As Doom Bringer, he actually ends up achieving his father's original goal of creating a war machine by fusing a human with nasod technology. Obviously, the outcome is drastically different from what Asker was probably intending (the biggest one being that Add still retains his sentience/free will), but the concept remains.
As Dominator, while there's no explicit reference to either his mother or father's endeavors, he still ends up taking on a role similar to his father: a figure in authority intending to bend reality to his will. However, again, there's a substantial difference in the fact that Asker attempted to do this in an abusive and controlling way over real people, while Add is depicted as the well-mannered architect of a new virtual utopia, with no interest in commandeering actual humans.

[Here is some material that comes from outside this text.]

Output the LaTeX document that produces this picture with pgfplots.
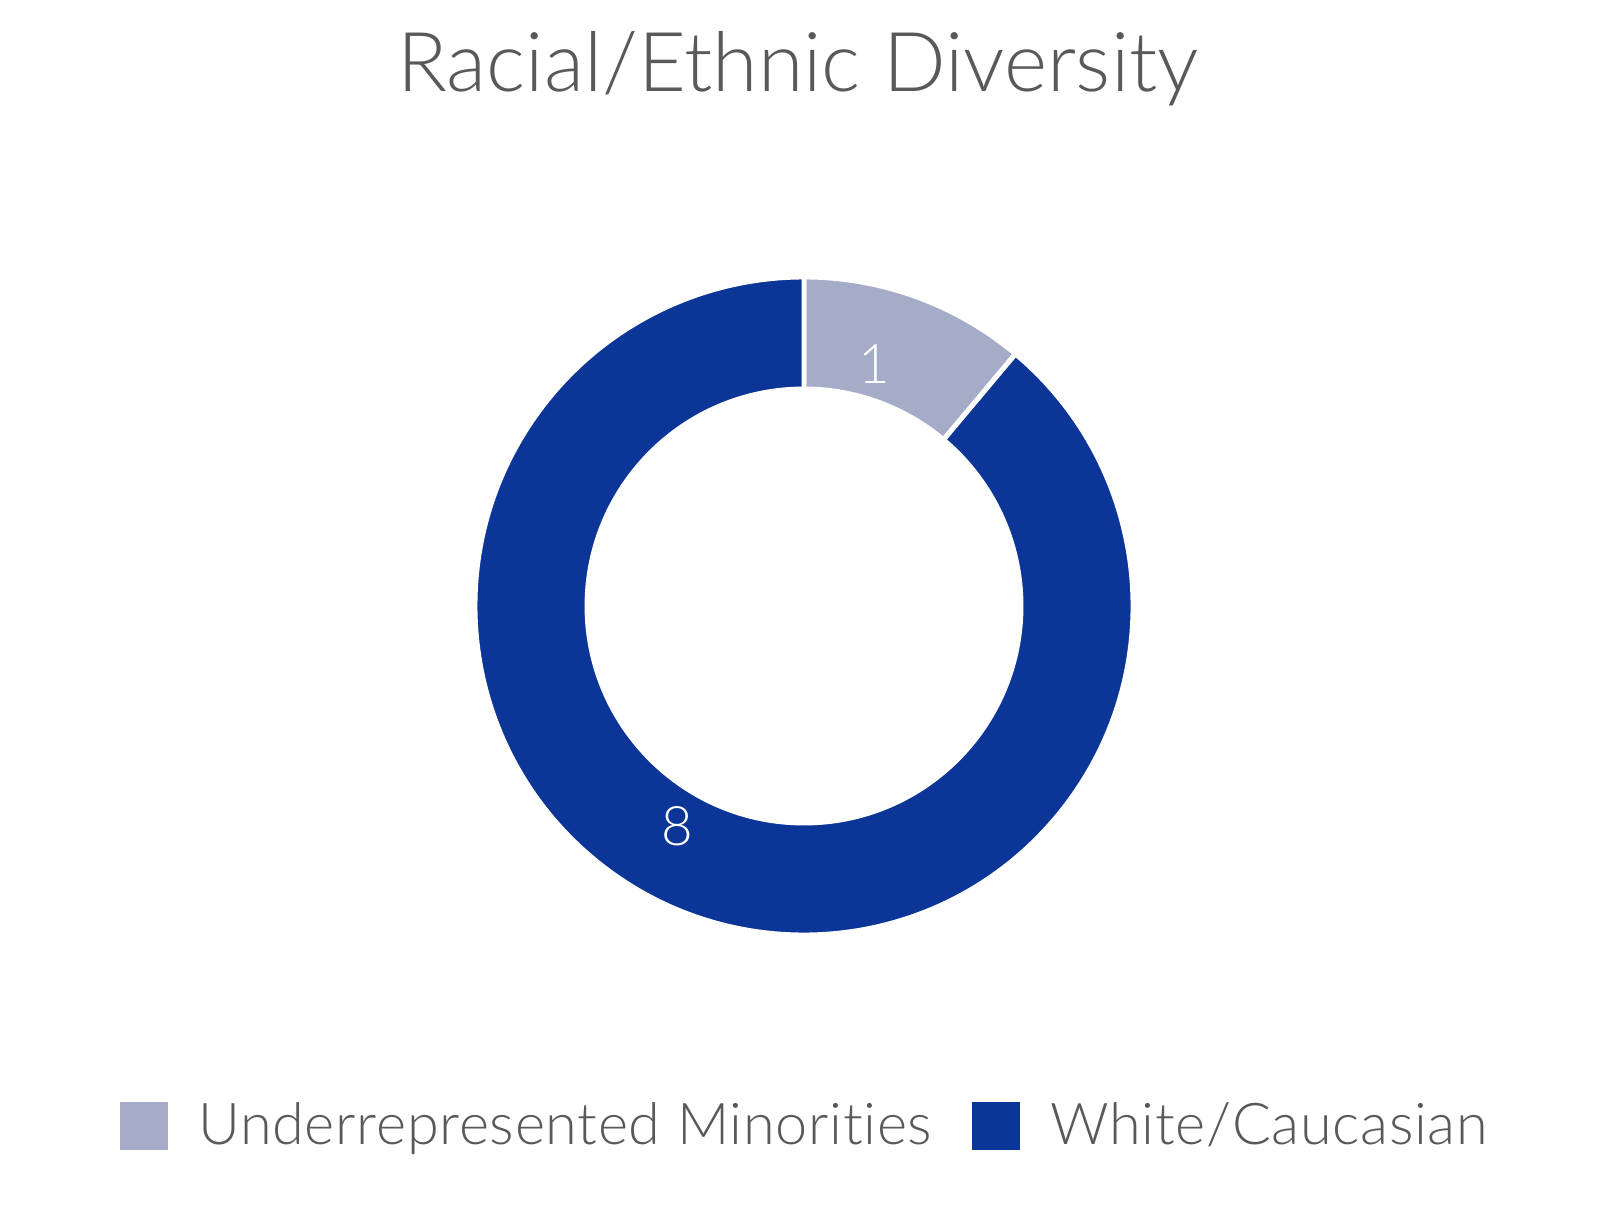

Mad Paradox has the most obvious connections, of course. He's so fixated on his mother that he literally breaks time and space attempting to go back in his own timeline to save her. (Add in general is an interesting example of how time travel apparently works in Elrios, with the stand-out rule that you can't actually go back in your own time, but you can travel to the pasts of different timelines. Too bad this concept is never explored or addressed anywhere else ever. *heavy sigh*...)
And finally, Overmind is the most ironic. He ends up applying his mother's research to his father's philosophy, subtly setting himself up as a "benevolent dictator" over the people he helps, using them as unwitting test subjects in his schemes for...world domination? I don't actually remember what he was after in the end, whoops-
I think my point still stands, though. It's pretty cool!